There have been one or two significant news items during my broadband exile due to removal: the hardening of attitudes against welfare claimants, on climate change, and the shift in green Party values.
My absence from the blogosphere has been much longer than the15 days actually with only the occasional loan of a dongle (gongle?) to read emails. There are I believe statistics to the effect that moving house is at least as stressful as bereavement or divorce. You can add me to those figures.
My intention is to leave the welfare benefits fight for now, though events will no doubt drag me back from time to time. But the report that attitudes are hardening against welfare claimants bears out my contention that Iain Duncan Smith is winning the battle for the hearts and minds of the rest of society. It is true that a large section of the press has a scrounger-demonizing agenda, but it will continue to be far more successful than it should s long as means testing remains unchallenged. Particularly depressing was this week’s Analysis, outlining Labour’s proposed abandonment of the welfare state. It was seriously flawed, but not because of top down, centralized administration, as the Labour leadership now believe. Even Polly Toynbee, the lone voice standing out against the shift, has not yet grasped that means testing, not centralization is the key to IDS’s secret weapon.

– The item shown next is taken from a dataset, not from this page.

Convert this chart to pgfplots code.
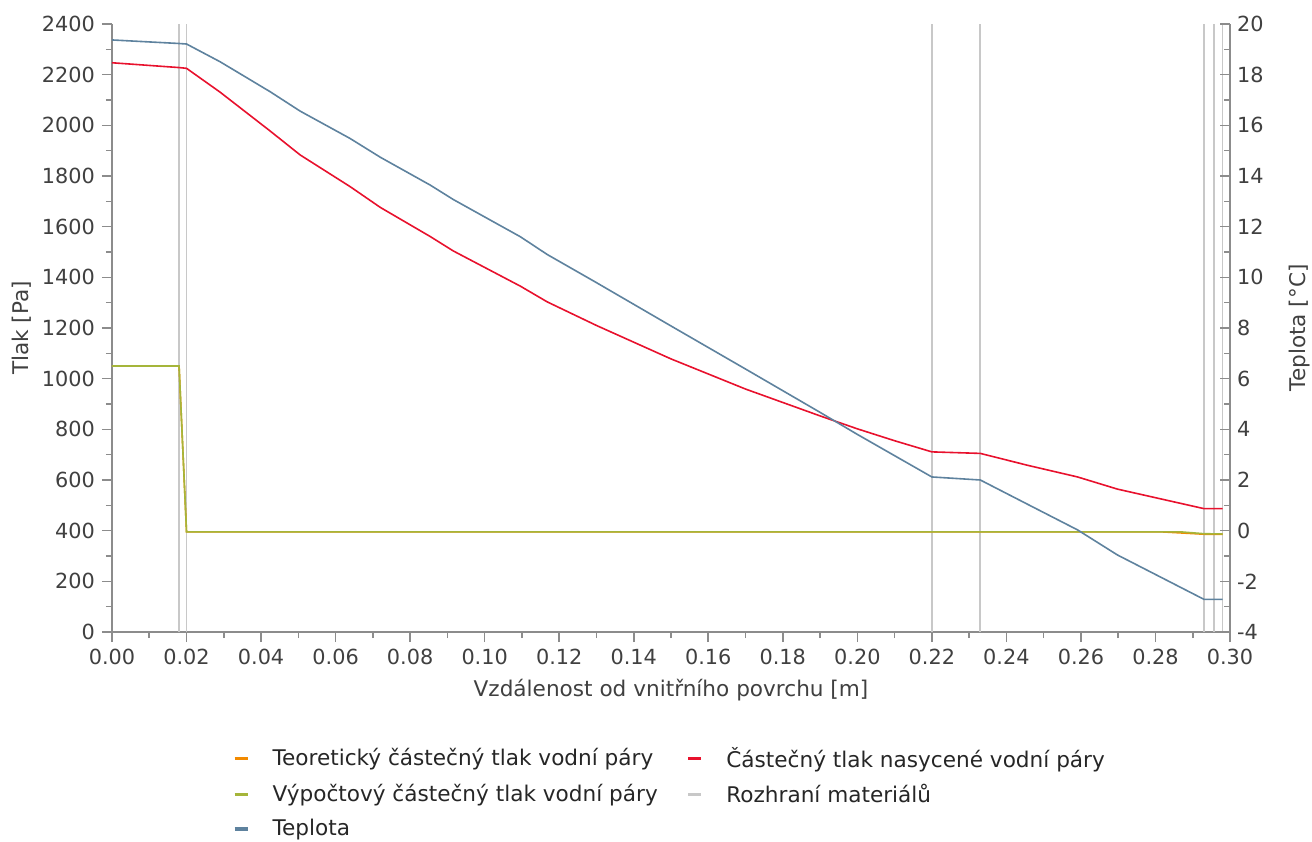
\documentclass[border=0pt]{standalone}
\usepackage{fontspec}
\setmainfont{DejaVu Sans}
\usepackage{pgfplots}
\pgfplotsset{compat=1.18}
\definecolor{cOrange}{HTML}{F28A00}
\definecolor{cRed}{HTML}{E8112D}
\definecolor{cGreen}{HTML}{A5B53A}
\definecolor{cBlue}{HTML}{5E829E}
\definecolor{cGrey}{HTML}{C8C8C8}
\definecolor{cAxis}{HTML}{8C8C8C}
\definecolor{cText}{HTML}{404040}
\pgfplotsset{
  common/.style={
    scale only axis, width=559pt, height=304pt,
    xmin=0, xmax=0.30,
    axis line style={cAxis, line width=1pt},
    tick style={cAxis, line width=0.8pt},
    major tick length=5pt, minor tick length=3pt,
    ticklabel style={text=cText},
    /pgf/number format/assume math mode=true,
    /pgf/number format/1000 sep={},
  },
  legimg/.style={legend image code/.code={
      \draw[line width=1.6pt] (0pt,0pt) -- (6.5pt,0pt);
      \path[draw=none] (0pt,0pt) -- (17pt,0pt);}},
}
\begin{document}
\begin{tikzpicture}[font=\fontsize{10.4}{12.5}\selectfont]
\begin{axis}[common,
  axis x line*=bottom, axis y line*=left,
  tick align=outside,
  ymin=0, ymax=2400,
  xtick={0,0.02,0.04,0.06,0.08,0.10,0.12,0.14,0.16,0.18,0.20,0.22,0.24,0.26,0.28,0.30},
  minor x tick num=1,
  ytick={0,200,400,600,800,1000,1200,1400,1600,1800,2000,2200,2400},
  minor y tick num=1,
  xticklabel style={/pgf/number format/.cd, fixed, fixed zerofill, precision=2},
  every axis x label/.style={at={(axis description cs:0.5,-0.0954)}, anchor=center, text=cText, font=\fontsize{10.8}{13}\selectfont},
  every axis y label/.style={at={(axis description cs:-0.0805,0.5)}, rotate=90, anchor=center, text=cText, font=\fontsize{10.8}{13}\selectfont},
  xlabel={Vzdálenost od vnitřního povrchu [m]},
  ylabel={Tlak [Pa]},
  unbounded coords=jump,
  legend columns=2,
  legend cell align=left,
  legend style={draw=none, fill=none, inner sep=0pt, outer sep=0pt,
    at={(axis description cs:0.1082,-0.1825)}, anchor=north west,
    text=black!85, row sep=3.0pt, font=\fontsize{10.8}{13}\selectfont,
    /tikz/every even column/.append style={column sep=12.5pt}},
]
% material interfaces
\addplot[cGrey, line width=0.9pt, forget plot] coordinates {
  (0.018,0) (0.018,2400) (0.018,nan)
  (0.020,0) (0.020,2400) (0.020,nan)
  (0.220,0) (0.220,2400) (0.220,nan)
  (0.233,0) (0.233,2400) (0.233,nan)
  (0.293,0) (0.293,2400) (0.293,nan)
  (0.2957,0) (0.2957,2400) (0.2957,nan)
  (0.298,0) (0.298,2400)
};
% theoretical partial pressure
\addplot[cOrange, line width=0.8pt, forget plot] coordinates {
  (0,1050) (0.018,1050) (0.020,395) (0.282,395) (0.293,386) (0.298,386)
};
% saturated pressure
\addplot[cRed, line width=0.8pt, forget plot] coordinates {
  (0,2247) (0.018,2228) (0.020,2225) (0.029,2131) (0.0424,1978)
  (0.0505,1883) (0.0639,1758) (0.072,1676) (0.0854,1561) (0.0916,1504)
  (0.1096,1365) (0.1168,1303) (0.130,1210) (0.150,1078) (0.170,959)
  (0.190,853) (0.200,802) (0.210,755) (0.220,711) (0.233,705)
  (0.2457,658) (0.2591,612) (0.2698,564) (0.293,487) (0.2957,487) (0.298,487)
};
% calculated partial pressure
\addplot[cGreen, line width=0.8pt, forget plot] coordinates {
  (0,1050) (0.018,1050) (0.020,395) (0.287,395) (0.293,388) (0.298,387)
};
\addlegendimage{cOrange, legimg}
\addlegendentry{Teoretický částečný tlak vodní páry}
\addlegendimage{cRed, legimg}
\addlegendentry{Částečný tlak nasycené vodní páry}
\addlegendimage{cGreen, legimg}
\addlegendentry{Výpočtový částečný tlak vodní páry}
\addlegendimage{cGrey, legimg}
\addlegendentry{Rozhraní materiálů}
\addlegendimage{cBlue, legimg}
\addlegendentry{Teplota}
\end{axis}
\begin{axis}[common,
  axis x line=none, axis y line*=right,
  tick align=inside,
  ymin=-4, ymax=20,
  ytick={-4,-2,0,2,4,6,8,10,12,14,16,18,20},
  minor y tick num=1,
  every axis y label/.style={at={(axis description cs:1.0626,0.5)}, rotate=90, anchor=center, text=cText, font=\fontsize{10.8}{13}\selectfont},
  ylabel={Teplota [°C]},
]
\addplot[cBlue, line width=0.8pt] coordinates {
  (0,19.37) (0.018,19.23) (0.020,19.21) (0.029,18.51) (0.0424,17.33)
  (0.0505,16.56) (0.0639,15.48) (0.072,14.74) (0.0854,13.64) (0.0916,13.07)
  (0.1096,11.60) (0.1168,10.90) (0.130,9.79) (0.150,8.08) (0.170,6.38)
  (0.190,4.67) (0.200,3.80) (0.210,2.96) (0.220,2.12) (0.233,2.00)
  (0.2457,1.04) (0.2591,0.03) (0.2698,-0.96) (0.293,-2.71) (0.2957,-2.71) (0.298,-2.71)
};
\end{axis}
\pgfresetboundingbox
\path (-56pt,-104.5pt) rectangle (600pt,316pt);
\end{tikzpicture}
\end{document}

A more significant issue in the news is climate change. The devastation in Oklahoma is the latest in a series of extreme weather events. As I write, central Europe suffers the worst floods for 500 years. But these can be dismissed as freak events. What cannot be so easily brushed aside is Martin Wolf’s observations on 21st May. The Chief Economic Commentator for the Financial Times has explicitly accepted the scientific consensus. He says:
“Global inaction shows that the climate sceptics have already won. The real and present dangers are too uncomfortable to confront”. He starts by reporting – and accepting – that an analysis of abstacts of 11,944 peer-reviewed scientific papers, published between 1991 and 2011 and written by 29,083 authors, concludes that 98.4% of authors endorsed man-made global warming, 1.2% rejected it, and 0.4% were uncertain. But he goes on to say: “The sceptics who are convinced that the best thing t do is nothing should stop moaning – they have won.” Mr. Wolf’s assessment is that the chances of avoiding catastrophic consequences of climate change are close to zero. A formidable voice indeed.
Mr. Wolf goes on to make some practical suggestions, some of which are reasonable, but he includes nuclear power, and geo-engineering. What he does not address is the notion of getting away from economic growth as conventionally measured as necessary or desirable. I wish I could persuade him to read my book, which explains how the principle underlying the Citizens’ Income could yet save us from the worst.
My next blog will probably deal with my increasing misgivings about the direction of the Green Party, which was founded precisely to address the problem Martin Wolf now adds his not inconsiderable weight to. Specifically, I am dismayed by the ‘No’ reply by Sebastian Power, a young Green, to the question “Does population matter?” posed in the Spring 2013 Green world.